**Exercise requirements:**
From the first line of the data below through the line bearing "lab.set_linespacing(1.2)", reproduce each line exactly; do not include pictures.

● ● ● ● ●

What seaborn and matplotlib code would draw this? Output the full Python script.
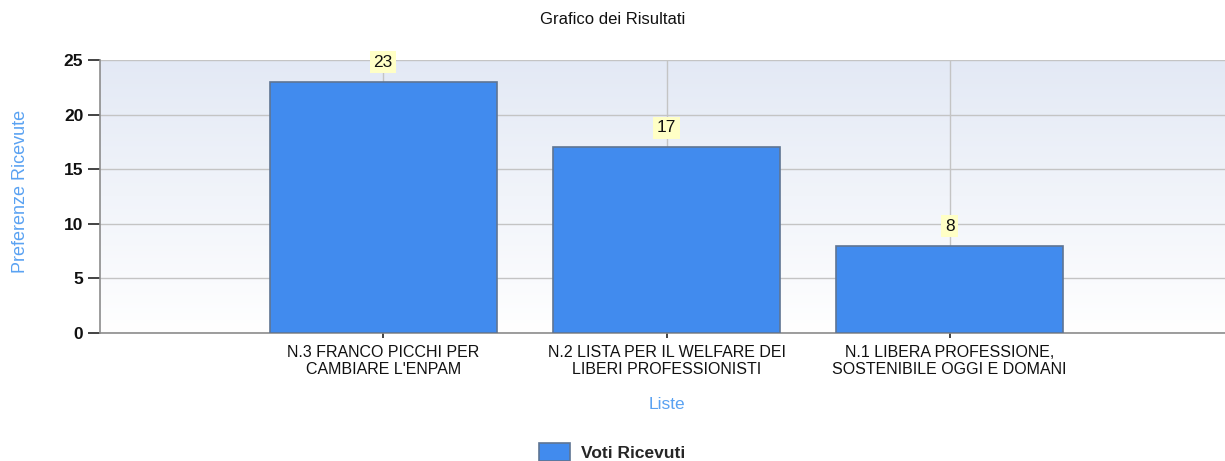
import numpy as np
import pandas as pd
import matplotlib
matplotlib.use("Agg")
import matplotlib.pyplot as plt
import seaborn as sns
from matplotlib.colors import LinearSegmentedColormap

categories = ["N.3 FRANCO PICCHI PER\nCAMBIARE L'ENPAM",
              "N.2 LISTA PER IL WELFARE DEI\nLIBERI PROFESSIONISTI",
              "N.1 LIBERA PROFESSIONE,\nSOSTENIBILE OGGI E DOMANI"]
values = [23, 17, 8]
y_ticks = [0, 5, 10, 15, 20, 25]
series_name = "Voti Ricevuti"

sns.set_theme(style="white")
plt.rcParams['font.family'] = ['Liberation Sans', 'DejaVu Sans']

df = pd.DataFrame({"Liste": categories, "Voti": values})

fig = plt.figure(figsize=(12.25, 4.61), dpi=100)
ax = fig.add_axes([100/1225, 1-333/461, 1133/1225, 273/461])

# gradient background
grad = np.linspace(0, 1, 256).reshape(-1, 1)
cmap = LinearSegmentedColormap.from_list("bg", ["#ffffff", "#e3e9f5"])
ax.imshow(grad, aspect="auto", cmap=cmap, origin="lower",
          extent=[0, 1, 0, 1], transform=ax.transAxes, zorder=0)

sns.barplot(data=df, x="Liste", y="Voti", color="#418bee", edgecolor="#5f7593",
            linewidth=1.2, width=0.8, saturation=1, ax=ax, zorder=3,
            label=series_name)

ax.set_xlim(-1, 3)
ax.set_ylim(0, 25)
ax.set_yticks(y_ticks)
ax.grid(True, color="#c4c4c4", linewidth=1.0, zorder=1)
ax.set_axisbelow(True)

for s in ["top", "right"]:
    ax.spines[s].set_visible(False)
for s in ["left", "bottom"]:
    ax.spines[s].set_color("#8c8c8c")
    ax.spines[s].set_linewidth(1.2)

ax.tick_params(axis="y", direction="out", length=9, width=1.2, color="#222222",
               labelsize=12.5, pad=3, left=True)
ax.tick_params(axis="x", direction="inout", length=7, width=1.2, color="#222222",
               labelsize=11.5, pad=5, bottom=True)
for lab in ax.get_yticklabels():
    lab.set_fontweight("bold")
    lab.set_color("#111111")
for lab in ax.get_xticklabels():
    lab.set_color("#111111")
    lab.set_linespacing(1.2)

for i, v in enumerate(values):
    ax.annotate(str(v), (i, v), xytext=(0, 14), textcoords="offset points",
                ha="center", va="center", fontsize=12.5, color="#111111", zorder=5,
                bbox=dict(boxstyle="square,pad=0.2", fc="#ffffc6", ec="none"))

ax.set_xlabel("Liste", color="#5aa2f2", fontsize=12.5, labelpad=14)
ax.set_ylabel("Preferenze Ricevute", color="#5aa2f2", fontsize=13)
ax.yaxis.set_label_coords(-0.063, 0.52)

fig.suptitle("Grafico dei Risultati", fontsize=12, y=1-20/461, va="center", color="#111111")

leg = ax.legend(loc="center", bbox_to_anchor=(612/1225, 1-452/461),
                bbox_transform=fig.transFigure, frameon=False,
                prop={"weight": "bold", "size": 12.5}, handlelength=1.8,
                handleheight=1.3, handletextpad=0.6)

fig.savefig("out.png", dpi=100)
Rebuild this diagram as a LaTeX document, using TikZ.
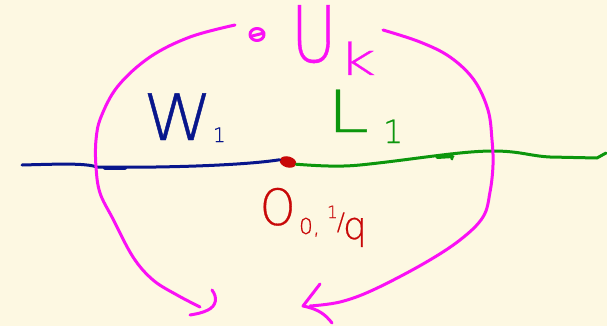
\documentclass[tikz,border=0pt]{standalone}
\usepackage{fontspec}
\setmainfont{DejaVu Sans ExtraLight}[FakeBold=0.6]
\usetikzlibrary{shapes.geometric}
\definecolor{bg}{RGB}{253,248,226}
\definecolor{navy}{RGB}{8,22,140}
\definecolor{grn}{RGB}{12,150,12}
\definecolor{redd}{RGB}{200,8,8}
\definecolor{mag}{RGB}{250,16,245}
\begin{document}
\begin{tikzpicture}[x=1pt,y=-1pt,
  ink/.style={line width=3pt,line cap=round,line join=round},
  lbl/.style={anchor=base west,inner sep=0pt,outer sep=0pt}]
\fill[bg] (0,0) rectangle (607,326);
\useasboundingbox (0,0) rectangle (607,326);
% red point
\node[ellipse,fill=redd,minimum width=17pt,minimum height=11pt,inner sep=0pt,rotate=-15] (dot) at (288,162) {};
% blue line W1
\coordinate (bstart) at (22,165);
\draw[ink,navy] (bstart) .. controls (60,164) and (85,163) .. (97,167)
   .. controls (150,168) and (240,166) .. (dot.west);
\draw[ink,navy,line width=4pt] (105,167.5) -- (125,167.5);
% green line L1
\coordinate (gend) at (606,153);
\draw[ink,grn] (dot.east) .. controls (320,166) and (340,167) .. (360,165)
   .. controls (410,160) and (460,151) .. (493,151)
   .. controls (520,151) and (530,156) .. (550,157)
   -- (597,158) -- (gend);
\draw[ink,grn] (437,157.5) -- (453,156.5);
\draw[ink,grn] (451,154) -- (452,159);
% magenta arcs
\coordinate (la) at (235,25);
\coordinate (lb) at (200,307);
\draw[ink,mag] plot[smooth,tension=0.6] coordinates {(la) (190,37) (150,57) (118,86) (101,117) (96,140) (96,167) (100,193) (113,219) (133,257) (153,280) (177,295) (lb)};
\draw[ink,mag] (212,290) .. controls (218,298) and (216,306) .. (208,310) .. controls (202,313) and (196,314) .. (190,315);
\coordinate (ra) at (383,30);
\coordinate (rb) at (310,306);
\draw[ink,mag] plot[smooth,tension=0.6] coordinates {(ra) (420,42) (450,57) (474,80) (488,110) (492,140) (493,165) (490,192) (483,217) (460,240) (423,264) (373,290) (340,302) (rb)};
\draw[ink,mag] (320,284) -- (303,306) .. controls (318,309) and (325,314) .. (332,323);
% scribble near U
\draw[ink,mag] (257,34.5) ellipse (7pt and 6pt);
\draw[ink,mag] (252,36) -- (264,33);
% labels
\node[lbl,navy,font=\fontsize{64}{64}\selectfont] (W) at (143,140) {\scalebox{1.1}[1]{W}};
\node[lbl,navy,font=\fontsize{20}{20}\selectfont] (W1) at (213,142) {1};
\node[lbl,grn,font=\fontsize{58}{58}\selectfont] (L) at (327,132) {\scalebox{1.3}[1]{L}};
\node[lbl,grn,font=\fontsize{32}{32}\selectfont] (L1) at (383,143) {1};
\node[lbl,mag,font=\fontsize{78}{78}\selectfont] (U) at (291,62) {\scalebox{0.8}[1]{U}};
\node[lbl,mag,font=\fontsize{44}{44}\selectfont] (k) at (338,75) {\scalebox{1.5}[1]{k}};
\node[lbl,redd,font=\fontsize{50}{50}\selectfont] (O) at (260,225) {\scalebox{0.9}[1]{O}};
\node[lbl,redd,font=\fontsize{22}{22}\selectfont] (O0) at (299,234) {0,};
\node[lbl,redd] (Oq) at (327,239) {{\fontsize{17}{17}\selectfont\raisebox{21pt}{1}}\kern-1pt{\fontsize{24}{24}\selectfont\raisebox{9pt}{/}}\kern-2pt{\fontsize{38}{38}\selectfont q}};
\end{tikzpicture}
\end{document}
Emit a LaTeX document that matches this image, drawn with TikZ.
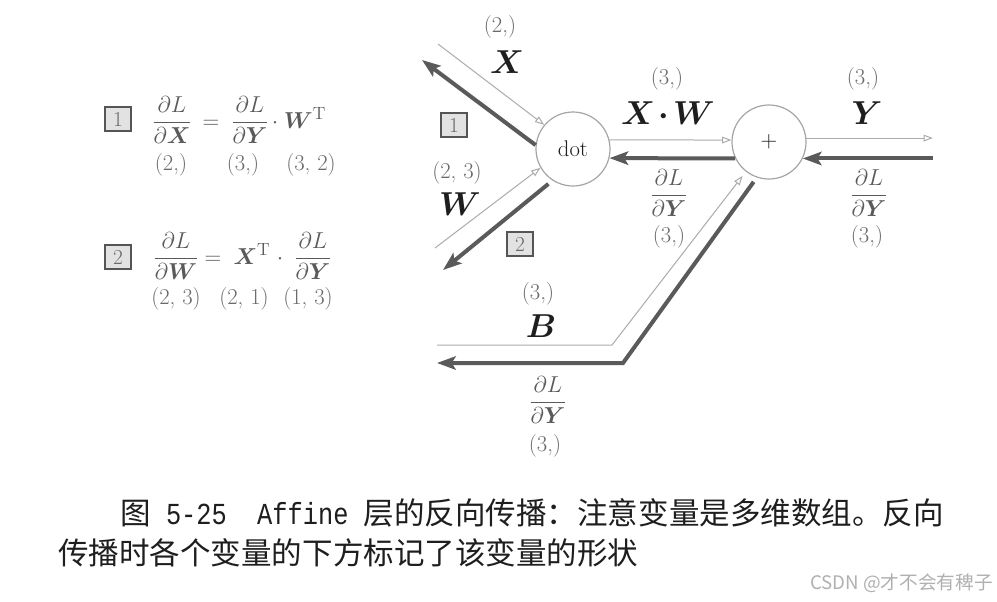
\documentclass[tikz,border=0pt]{standalone}
\usepackage{amsmath}
\usepackage{bm}
\usepackage{fontspec}
\newfontfamily\cjk{Noto Sans CJK SC}
\newfontfamily\capmono[FakeStretch=0.83]{Liberation Mono}
\usetikzlibrary{arrows.meta}
\definecolor{thinc}{HTML}{ABABAB}
\definecolor{thickc}{HTML}{5A5A5A}
\definecolor{circc}{HTML}{A5A5A5}
\definecolor{shapec}{HTML}{6A6A6A}
\definecolor{fracc}{HTML}{5A5A5A}
\definecolor{boxfill}{HTML}{E2E2E2}
\definecolor{boxdraw}{HTML}{555555}
\definecolor{labc}{HTML}{1E1E1E}
\definecolor{wmc}{HTML}{B0B0B0}
\tikzset{
 opnode/.style={circle, draw=circc, line width=0.9pt, fill=white, minimum size=55.5pt, inner sep=0pt, font=\fontsize{17}{19}\selectfont, text=labc},
 fwd/.style={draw=thinc, line width=0.75pt, -{Triangle[open, length=7pt, width=5pt]}},
 bwd/.style={draw=thickc, line width=3pt, -{Stealth[length=14pt, width=10pt, inset=3pt]}},
 numbox/.style={draw=boxdraw, line width=1.6pt, fill=boxfill, minimum width=20pt, minimum height=18.5pt, inner sep=0pt, text=shapec, font=\fontsize{16}{18}\selectfont},
 shp/.style={text=shapec, font=\fontsize{17}{19}\selectfont, inner sep=0pt},
 varlab/.style={text=labc, font=\fontsize{27}{30}\selectfont, inner sep=0pt},
 gfrac/.style={text=fracc, font=\fontsize{18}{21}\selectfont, inner sep=0pt},
 eqpart/.style={text=fracc, font=\fontsize{19}{22}\selectfont, inner sep=0pt, anchor=base},
 captxt/.style={text=labc, font=\fontsize{22.9}{26}\selectfont, inner sep=0pt, anchor=west},
}
\begin{document}
\begin{tikzpicture}[x=0.75pt, y=-0.75pt]
\fill[white] (0,0) rectangle (997,601);
\useasboundingbox (0,0) rectangle (997,601);

% ---- left formulas ----
\node[numbox] (lb1) at (118,119) {1};
\node[eqpart] (f1a) at (172,128) {$\dfrac{\partial L}{\partial\bm{X}}$};
\node[eqpart] (f1e) at (211,128) {$=$};
\node[eqpart] (f1b) at (250,128) {$\dfrac{\partial L}{\partial\bm{Y}}$};
\node[eqpart] (f1c) at (275,128) {$\cdot$};
\node[eqpart] (f1d) at (305,128) {$\bm{W}^{\mathrm{T}}$};
\node[shp] (s1a) at (171,165) {(2,)};
\node[shp] (s1b) at (243,165) {(3,)};
\node[shp] (s1c) at (311,165) {(3, 2)};

\node[numbox] (lb2) at (118,257) {2};
\node[eqpart] (f2a) at (176,264) {$\dfrac{\partial L}{\partial\bm{W}}$};
\node[eqpart] (f2e) at (213,264) {$=$};
\node[eqpart] (f2b) at (252,264) {$\bm{X}^{\mathrm{T}}$};
\node[eqpart] (f2c) at (280,264) {$\cdot$};
\node[eqpart] (f2d) at (313,264) {$\dfrac{\partial L}{\partial\bm{Y}}$};
\node[shp] (s2a) at (176,299) {(2, 3)};
\node[shp] (s2b) at (244,299) {(2, 1)};
\node[shp] (s2c) at (308,299) {(1, 3)};

% ---- graph ----
\node[opnode] (dot) at (573,149) {dot};
\node[opnode] (plus) at (769,142) {$+$};

\coordinate (xin) at (438,44);
\coordinate (xout) at (422,60);
\coordinate (win) at (435,248);
\coordinate (wout) at (443,270);
\coordinate (yx) at (933,0);
\coordinate (bthin) at (612,345);
\coordinate (bthick) at (623,363);
\coordinate (bx) at (437,0);

\draw[fwd] (xin) -- (dot.140);
\draw[bwd] (dot.174) -- (xout);
\draw[fwd] (win) -- (dot.210);
\draw[bwd, shorten <=4pt] (dot.237) -- (wout);

\draw[fwd] (dot.14) -- (plus.177);
\draw[bwd] (plus.206) -- (dot.-14);

\draw[fwd] (plus.6) -- (plus.6 -| yx);
\draw[bwd] (yx |- plus.-26) -- (plus.-26);

\draw[fwd, shorten >=4pt] (bx |- bthin) -- (bthin) -- (plus.232);
\draw[bwd, shorten <=4pt] (plus.251) -- (bthick) -- (bx |- bthick);

\node[numbox] (b1) at (454,125) {1};
\node[numbox] (b2) at (520,244) {2};

\node[shp] (xs) at (500,27) {(2,)};
\node[varlab] (xl) at (507,62) {$\bm{X}$};
\node[shp] (ws) at (457,173) {(2, 3)};
\node[varlab] (wl) at (460,204) {$\bm{W}$};
\node[shp] (xws) at (667,79) {(3,)};
\node[varlab] (xwl) at (668,113) {$\bm{X}\mkern-2mu\bm{\cdot}\mkern-2mu\bm{W}$};
\node[shp] (ys) at (863,79) {(3,)};
\node[varlab] (yl) at (867,113) {$\bm{Y}$};
\node[gfrac] (g1) at (669,193) {$\dfrac{\partial L}{\partial\bm{Y}}$};
\node[shp] (g1s) at (669,237) {(3,)};
\node[gfrac] (g2) at (869,193) {$\dfrac{\partial L}{\partial\bm{Y}}$};
\node[shp] (g2s) at (867,237) {(3,)};
\node[shp] (bs) at (538,294) {(3,)};
\node[varlab] (bl) at (541,326) {$\bm{B}$};
\node[gfrac] (g3) at (548,400) {$\dfrac{\partial L}{\partial\bm{Y}}$};
\node[shp] (g3s) at (545,446) {(3,)};

% ---- caption ----
\node[captxt] (cap1) at (120,513) {{\cjk 图}{\capmono\ 5-25\ \ Affine\ }{\cjk 层的反向传播：注意变量是多维数组。反向}};
\node[captxt] (cap2) at (58,553) {{\cjk 传播时各个变量的下方标记了该变量的形状}};
\node[anchor=east, text=wmc, inner sep=0pt, font=\cjk\fontsize{14}{16}\selectfont] (wm) at (993,583) {CSDN @才不会有稗子};
\end{tikzpicture}
\end{document}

● ● ● ● ●

**Result of the task:**
What seaborn and matplotlib code would draw this? Output the full Python script.
import numpy as np
import pandas as pd
import matplotlib
matplotlib.use("Agg")
import matplotlib.pyplot as plt
import seaborn as sns
from matplotlib.colors import LinearSegmentedColormap

categories = ["N.3 FRANCO PICCHI PER\nCAMBIARE L'ENPAM",
              "N.2 LISTA PER IL WELFARE DEI\nLIBERI PROFESSIONISTI",
              "N.1 LIBERA PROFESSIONE,\nSOSTENIBILE OGGI E DOMANI"]
values = [23, 17, 8]
y_ticks = [0, 5, 10, 15, 20, 25]
series_name = "Voti Ricevuti"

sns.set_theme(style="white")
plt.rcParams['font.family'] = ['Liberation Sans', 'DejaVu Sans']

df = pd.DataFrame({"Liste": categories, "Voti": values})

fig = plt.figure(figsize=(12.25, 4.61), dpi=100)
ax = fig.add_axes([100/1225, 1-333/461, 1133/1225, 273/461])

# gradient background
grad = np.linspace(0, 1, 256).reshape(-1, 1)
cmap = LinearSegmentedColormap.from_list("bg", ["#ffffff", "#e3e9f5"])
ax.imshow(grad, aspect="auto", cmap=cmap, origin="lower",
          extent=[0, 1, 0, 1], transform=ax.transAxes, zorder=0)

sns.barplot(data=df, x="Liste", y="Voti", color="#418bee", edgecolor="#5f7593",
            linewidth=1.2, width=0.8, saturation=1, ax=ax, zorder=3,
            label=series_name)

ax.set_xlim(-1, 3)
ax.set_ylim(0, 25)
ax.set_yticks(y_ticks)
ax.grid(True, color="#c4c4c4", linewidth=1.0, zorder=1)
ax.set_axisbelow(True)

for s in ["top", "right"]:
    ax.spines[s].set_visible(False)
for s in ["left", "bottom"]:
    ax.spines[s].set_color("#8c8c8c")
    ax.spines[s].set_linewidth(1.2)

ax.tick_params(axis="y", direction="out", length=9, width=1.2, color="#222222",
               labelsize=12.5, pad=3, left=True)
ax.tick_params(axis="x", direction="inout", length=7, width=1.2, color="#222222",
               labelsize=11.5, pad=5, bottom=True)
for lab in ax.get_yticklabels():
    lab.set_fontweight("bold")
    lab.set_color("#111111")
for lab in ax.get_xticklabels():
    lab.set_color("#111111")
    lab.set_linespacing(1.2)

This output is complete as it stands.